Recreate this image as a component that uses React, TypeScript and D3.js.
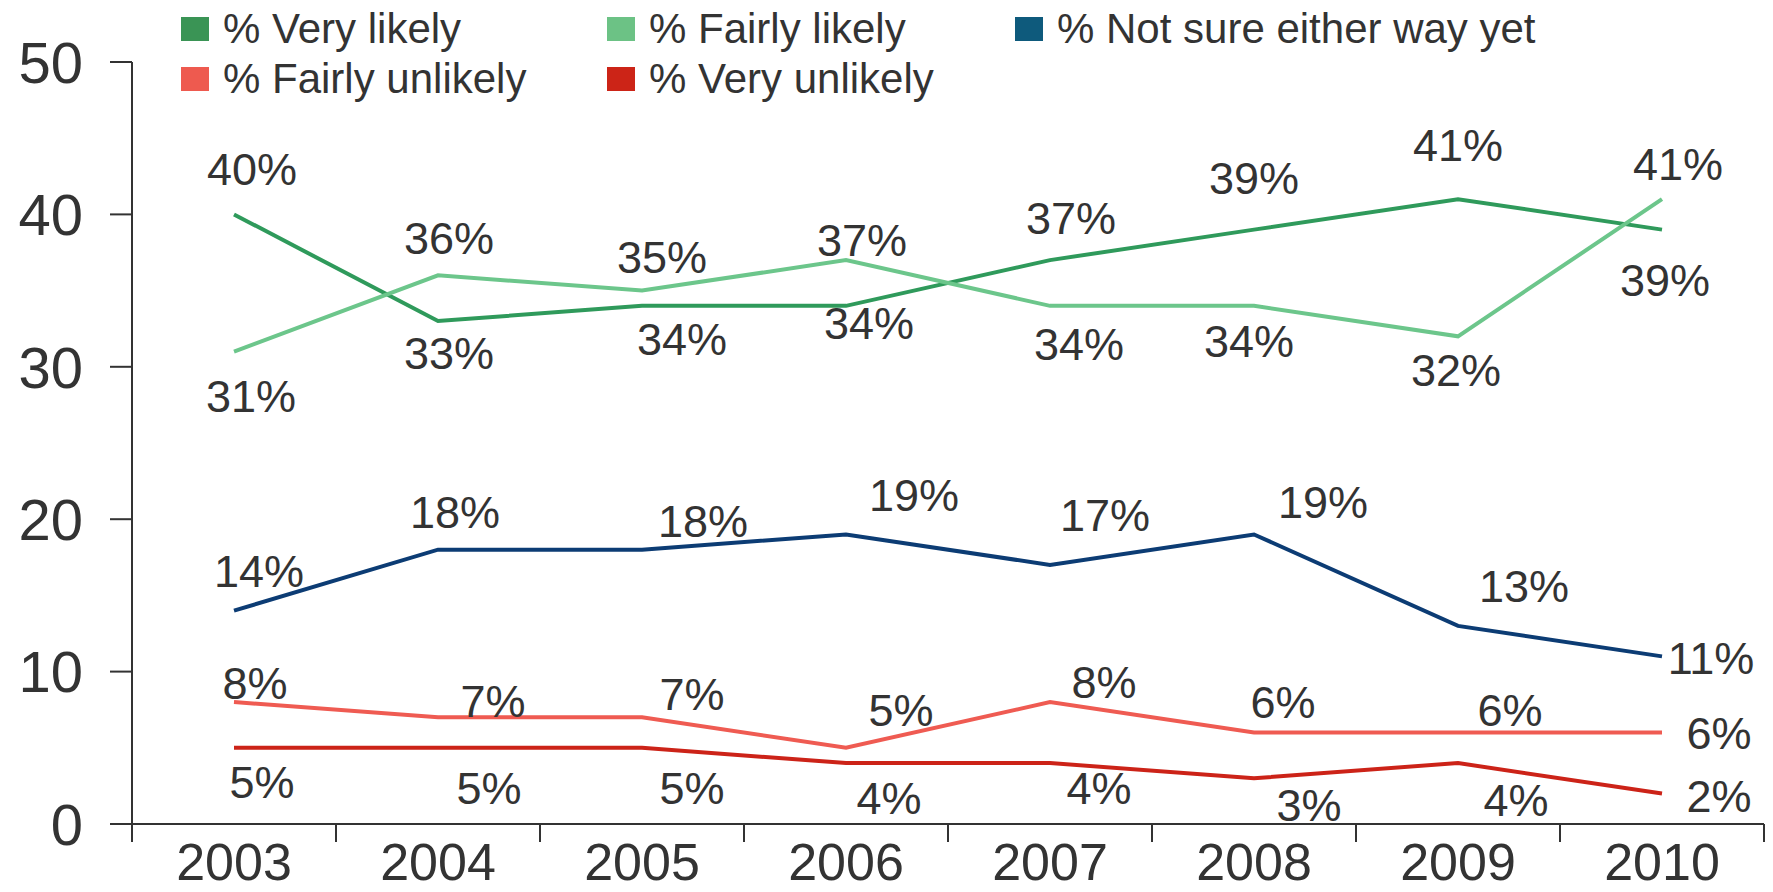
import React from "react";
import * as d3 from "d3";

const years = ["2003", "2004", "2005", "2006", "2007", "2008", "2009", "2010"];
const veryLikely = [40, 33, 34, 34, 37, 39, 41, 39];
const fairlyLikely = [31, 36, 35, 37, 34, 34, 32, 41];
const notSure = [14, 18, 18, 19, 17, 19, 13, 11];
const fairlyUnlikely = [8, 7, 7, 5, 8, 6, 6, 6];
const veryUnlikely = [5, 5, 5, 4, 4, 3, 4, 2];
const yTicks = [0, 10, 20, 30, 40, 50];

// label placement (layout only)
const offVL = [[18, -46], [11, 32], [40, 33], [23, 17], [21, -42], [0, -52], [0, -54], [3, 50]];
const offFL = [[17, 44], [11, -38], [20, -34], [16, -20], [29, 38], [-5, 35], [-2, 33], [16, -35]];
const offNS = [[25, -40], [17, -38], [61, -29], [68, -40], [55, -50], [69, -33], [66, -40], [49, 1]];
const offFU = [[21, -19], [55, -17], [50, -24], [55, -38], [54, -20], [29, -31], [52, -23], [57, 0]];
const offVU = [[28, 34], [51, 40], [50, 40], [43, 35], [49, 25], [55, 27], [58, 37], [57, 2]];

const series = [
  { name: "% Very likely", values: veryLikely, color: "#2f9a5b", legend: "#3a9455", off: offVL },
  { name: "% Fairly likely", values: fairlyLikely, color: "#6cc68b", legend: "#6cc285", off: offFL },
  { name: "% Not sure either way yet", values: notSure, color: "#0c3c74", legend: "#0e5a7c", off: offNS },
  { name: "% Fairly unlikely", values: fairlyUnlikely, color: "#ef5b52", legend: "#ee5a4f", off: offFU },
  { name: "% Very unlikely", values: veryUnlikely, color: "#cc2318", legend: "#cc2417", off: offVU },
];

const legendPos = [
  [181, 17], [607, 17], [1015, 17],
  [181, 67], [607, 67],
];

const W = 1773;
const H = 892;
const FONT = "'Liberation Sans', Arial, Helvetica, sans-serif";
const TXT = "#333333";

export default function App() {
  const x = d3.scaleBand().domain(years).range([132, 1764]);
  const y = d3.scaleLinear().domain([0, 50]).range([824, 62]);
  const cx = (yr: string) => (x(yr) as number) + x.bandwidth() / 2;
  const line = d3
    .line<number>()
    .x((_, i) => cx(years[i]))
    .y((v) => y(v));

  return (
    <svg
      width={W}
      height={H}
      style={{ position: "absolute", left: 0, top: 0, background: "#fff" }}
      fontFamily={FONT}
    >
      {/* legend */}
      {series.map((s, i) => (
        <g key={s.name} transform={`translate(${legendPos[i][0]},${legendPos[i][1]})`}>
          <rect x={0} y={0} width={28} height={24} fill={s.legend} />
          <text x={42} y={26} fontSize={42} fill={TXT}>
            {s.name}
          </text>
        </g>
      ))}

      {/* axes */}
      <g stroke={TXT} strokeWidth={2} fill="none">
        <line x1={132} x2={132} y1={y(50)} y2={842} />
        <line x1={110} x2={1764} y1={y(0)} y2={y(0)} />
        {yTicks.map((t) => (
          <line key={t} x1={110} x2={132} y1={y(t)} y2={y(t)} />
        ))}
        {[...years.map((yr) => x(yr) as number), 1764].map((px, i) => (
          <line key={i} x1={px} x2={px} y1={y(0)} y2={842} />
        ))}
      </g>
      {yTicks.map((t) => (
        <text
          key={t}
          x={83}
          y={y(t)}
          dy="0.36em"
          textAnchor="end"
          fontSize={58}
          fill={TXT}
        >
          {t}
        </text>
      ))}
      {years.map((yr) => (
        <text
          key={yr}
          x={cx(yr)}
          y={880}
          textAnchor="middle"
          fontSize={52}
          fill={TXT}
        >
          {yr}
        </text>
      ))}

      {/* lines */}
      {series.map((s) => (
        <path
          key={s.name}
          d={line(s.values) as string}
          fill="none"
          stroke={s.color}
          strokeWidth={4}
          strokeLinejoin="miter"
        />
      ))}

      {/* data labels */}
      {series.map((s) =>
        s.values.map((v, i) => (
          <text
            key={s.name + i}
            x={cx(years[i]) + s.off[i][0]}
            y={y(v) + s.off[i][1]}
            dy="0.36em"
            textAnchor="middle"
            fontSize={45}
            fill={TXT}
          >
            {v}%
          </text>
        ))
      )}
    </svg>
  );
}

==

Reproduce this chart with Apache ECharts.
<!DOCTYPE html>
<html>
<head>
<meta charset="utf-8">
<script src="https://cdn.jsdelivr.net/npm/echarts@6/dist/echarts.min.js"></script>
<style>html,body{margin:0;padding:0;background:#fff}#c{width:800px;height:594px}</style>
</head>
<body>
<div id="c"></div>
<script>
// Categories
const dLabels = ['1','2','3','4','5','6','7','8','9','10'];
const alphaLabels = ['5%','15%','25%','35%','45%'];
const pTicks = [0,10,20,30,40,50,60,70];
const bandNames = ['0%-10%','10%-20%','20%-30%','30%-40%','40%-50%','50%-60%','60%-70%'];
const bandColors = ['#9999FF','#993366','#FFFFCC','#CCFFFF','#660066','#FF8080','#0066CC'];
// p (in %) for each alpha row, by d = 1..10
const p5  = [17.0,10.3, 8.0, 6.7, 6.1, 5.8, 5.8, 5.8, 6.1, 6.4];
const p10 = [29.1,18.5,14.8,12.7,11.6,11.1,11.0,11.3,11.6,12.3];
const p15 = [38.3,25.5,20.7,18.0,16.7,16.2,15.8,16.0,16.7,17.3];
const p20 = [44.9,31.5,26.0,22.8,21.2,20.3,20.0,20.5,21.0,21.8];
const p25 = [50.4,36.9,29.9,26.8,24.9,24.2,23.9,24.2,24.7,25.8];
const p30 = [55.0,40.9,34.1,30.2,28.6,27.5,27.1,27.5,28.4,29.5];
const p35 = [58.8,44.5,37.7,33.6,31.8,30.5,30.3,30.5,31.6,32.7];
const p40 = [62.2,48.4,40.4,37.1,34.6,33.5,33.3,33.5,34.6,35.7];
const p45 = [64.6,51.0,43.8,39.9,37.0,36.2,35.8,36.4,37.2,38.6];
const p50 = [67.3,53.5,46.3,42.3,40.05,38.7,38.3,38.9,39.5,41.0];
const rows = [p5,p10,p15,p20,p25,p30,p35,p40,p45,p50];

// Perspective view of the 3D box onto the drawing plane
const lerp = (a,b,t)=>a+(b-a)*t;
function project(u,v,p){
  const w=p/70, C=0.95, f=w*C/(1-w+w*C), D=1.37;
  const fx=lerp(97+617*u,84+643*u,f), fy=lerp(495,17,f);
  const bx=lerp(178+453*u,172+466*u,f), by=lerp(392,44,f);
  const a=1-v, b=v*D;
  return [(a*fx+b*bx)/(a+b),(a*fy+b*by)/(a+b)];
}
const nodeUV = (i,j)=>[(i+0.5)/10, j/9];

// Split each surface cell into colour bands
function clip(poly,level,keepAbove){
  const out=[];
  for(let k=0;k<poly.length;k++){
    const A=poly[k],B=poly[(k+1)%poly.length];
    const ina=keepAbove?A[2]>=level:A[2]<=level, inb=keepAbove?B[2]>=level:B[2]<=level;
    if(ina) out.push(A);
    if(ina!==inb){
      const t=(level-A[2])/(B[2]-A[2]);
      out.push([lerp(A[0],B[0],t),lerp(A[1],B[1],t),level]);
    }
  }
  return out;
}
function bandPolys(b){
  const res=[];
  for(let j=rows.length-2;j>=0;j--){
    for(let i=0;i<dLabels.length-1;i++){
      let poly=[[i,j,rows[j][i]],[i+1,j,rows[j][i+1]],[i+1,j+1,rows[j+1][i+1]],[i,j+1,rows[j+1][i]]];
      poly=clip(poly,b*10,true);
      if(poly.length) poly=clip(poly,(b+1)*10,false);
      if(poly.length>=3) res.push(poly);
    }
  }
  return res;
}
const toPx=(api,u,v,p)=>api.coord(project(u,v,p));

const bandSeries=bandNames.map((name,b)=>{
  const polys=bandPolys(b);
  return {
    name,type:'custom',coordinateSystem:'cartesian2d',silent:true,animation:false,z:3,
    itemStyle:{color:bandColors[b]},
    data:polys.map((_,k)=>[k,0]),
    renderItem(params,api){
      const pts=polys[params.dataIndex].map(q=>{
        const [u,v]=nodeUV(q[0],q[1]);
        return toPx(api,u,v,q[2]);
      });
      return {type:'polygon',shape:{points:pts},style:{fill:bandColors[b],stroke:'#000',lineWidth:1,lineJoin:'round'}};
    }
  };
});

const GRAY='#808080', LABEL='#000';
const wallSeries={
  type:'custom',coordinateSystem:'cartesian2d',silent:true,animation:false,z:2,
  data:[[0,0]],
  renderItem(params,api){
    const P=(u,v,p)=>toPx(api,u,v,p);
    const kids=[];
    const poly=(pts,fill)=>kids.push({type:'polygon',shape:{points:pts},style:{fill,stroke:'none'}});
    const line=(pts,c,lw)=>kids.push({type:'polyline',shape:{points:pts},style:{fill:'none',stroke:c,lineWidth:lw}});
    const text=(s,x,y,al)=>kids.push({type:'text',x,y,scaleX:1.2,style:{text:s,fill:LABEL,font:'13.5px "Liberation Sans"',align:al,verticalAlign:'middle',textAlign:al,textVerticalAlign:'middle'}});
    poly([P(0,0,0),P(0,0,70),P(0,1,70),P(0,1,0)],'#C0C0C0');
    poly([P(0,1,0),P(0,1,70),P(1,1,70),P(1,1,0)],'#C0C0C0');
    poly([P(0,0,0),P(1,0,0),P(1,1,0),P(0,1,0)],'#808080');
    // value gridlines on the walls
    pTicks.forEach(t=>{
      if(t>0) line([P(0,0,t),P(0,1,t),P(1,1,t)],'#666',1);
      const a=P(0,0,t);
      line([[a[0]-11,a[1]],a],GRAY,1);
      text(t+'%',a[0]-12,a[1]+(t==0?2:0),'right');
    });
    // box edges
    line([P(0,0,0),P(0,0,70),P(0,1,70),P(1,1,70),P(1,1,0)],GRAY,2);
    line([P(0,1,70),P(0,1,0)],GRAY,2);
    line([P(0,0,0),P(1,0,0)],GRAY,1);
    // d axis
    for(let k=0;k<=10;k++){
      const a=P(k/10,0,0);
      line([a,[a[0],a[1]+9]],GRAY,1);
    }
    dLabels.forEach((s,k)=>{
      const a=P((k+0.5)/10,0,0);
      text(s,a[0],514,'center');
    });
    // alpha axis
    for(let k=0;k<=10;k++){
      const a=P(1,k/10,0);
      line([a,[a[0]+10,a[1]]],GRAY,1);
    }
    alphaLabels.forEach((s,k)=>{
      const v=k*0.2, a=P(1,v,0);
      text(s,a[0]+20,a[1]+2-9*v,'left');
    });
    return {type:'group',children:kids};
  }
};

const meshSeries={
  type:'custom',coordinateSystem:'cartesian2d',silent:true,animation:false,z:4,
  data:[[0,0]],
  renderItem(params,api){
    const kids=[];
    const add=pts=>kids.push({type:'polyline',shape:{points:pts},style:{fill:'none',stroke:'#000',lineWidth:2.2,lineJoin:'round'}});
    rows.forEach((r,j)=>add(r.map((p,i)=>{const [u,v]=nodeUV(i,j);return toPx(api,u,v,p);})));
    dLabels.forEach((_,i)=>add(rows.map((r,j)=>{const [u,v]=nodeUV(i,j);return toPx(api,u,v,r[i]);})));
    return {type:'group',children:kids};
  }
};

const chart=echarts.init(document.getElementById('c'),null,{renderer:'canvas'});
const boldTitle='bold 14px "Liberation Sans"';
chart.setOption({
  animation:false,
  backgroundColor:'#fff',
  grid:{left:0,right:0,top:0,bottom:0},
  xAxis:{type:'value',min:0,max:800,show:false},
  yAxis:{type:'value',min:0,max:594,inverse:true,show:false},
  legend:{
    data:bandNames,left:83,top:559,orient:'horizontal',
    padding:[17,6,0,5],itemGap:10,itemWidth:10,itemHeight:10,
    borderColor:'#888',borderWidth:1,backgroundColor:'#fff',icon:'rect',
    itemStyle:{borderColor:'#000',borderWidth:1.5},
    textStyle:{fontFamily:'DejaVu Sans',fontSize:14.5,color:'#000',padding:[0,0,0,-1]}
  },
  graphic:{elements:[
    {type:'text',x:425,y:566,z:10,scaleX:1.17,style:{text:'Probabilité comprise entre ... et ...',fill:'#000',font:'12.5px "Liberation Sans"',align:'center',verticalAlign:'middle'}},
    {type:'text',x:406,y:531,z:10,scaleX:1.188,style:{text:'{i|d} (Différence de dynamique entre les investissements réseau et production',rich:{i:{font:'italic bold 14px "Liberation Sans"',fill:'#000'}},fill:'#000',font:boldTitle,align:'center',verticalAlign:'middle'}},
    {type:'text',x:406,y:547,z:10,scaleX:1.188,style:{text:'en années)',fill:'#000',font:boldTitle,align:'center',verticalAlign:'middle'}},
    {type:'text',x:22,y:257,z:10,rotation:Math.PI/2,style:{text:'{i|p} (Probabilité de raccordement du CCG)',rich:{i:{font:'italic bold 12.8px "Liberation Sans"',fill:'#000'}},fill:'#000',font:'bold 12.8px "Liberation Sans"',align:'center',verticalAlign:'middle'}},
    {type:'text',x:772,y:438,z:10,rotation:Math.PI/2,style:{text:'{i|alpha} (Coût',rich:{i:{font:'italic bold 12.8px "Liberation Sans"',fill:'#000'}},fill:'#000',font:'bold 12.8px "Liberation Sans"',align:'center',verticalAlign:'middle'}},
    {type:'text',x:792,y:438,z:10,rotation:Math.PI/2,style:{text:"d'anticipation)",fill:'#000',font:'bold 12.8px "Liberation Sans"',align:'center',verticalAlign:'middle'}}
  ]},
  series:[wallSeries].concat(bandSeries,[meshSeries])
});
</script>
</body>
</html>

▸ DIRECTIONS FOR THIS TASK: From the records above, quote word for word only the lines beginning at the line that has "Recreate this image" and stopping after the line that has "const yTicks = [0, 10, 20, 30, 40, 50];". Omit the pictures.

▸ OUTPUT:
Recreate this image as a component that uses React, TypeScript and D3.js.
import React from "react";
import * as d3 from "d3";

const years = ["2003", "2004", "2005", "2006", "2007", "2008", "2009", "2010"];
const veryLikely = [40, 33, 34, 34, 37, 39, 41, 39];
const fairlyLikely = [31, 36, 35, 37, 34, 34, 32, 41];
const notSure = [14, 18, 18, 19, 17, 19, 13, 11];
const fairlyUnlikely = [8, 7, 7, 5, 8, 6, 6, 6];
const veryUnlikely = [5, 5, 5, 4, 4, 3, 4, 2];
const yTicks = [0, 10, 20, 30, 40, 50];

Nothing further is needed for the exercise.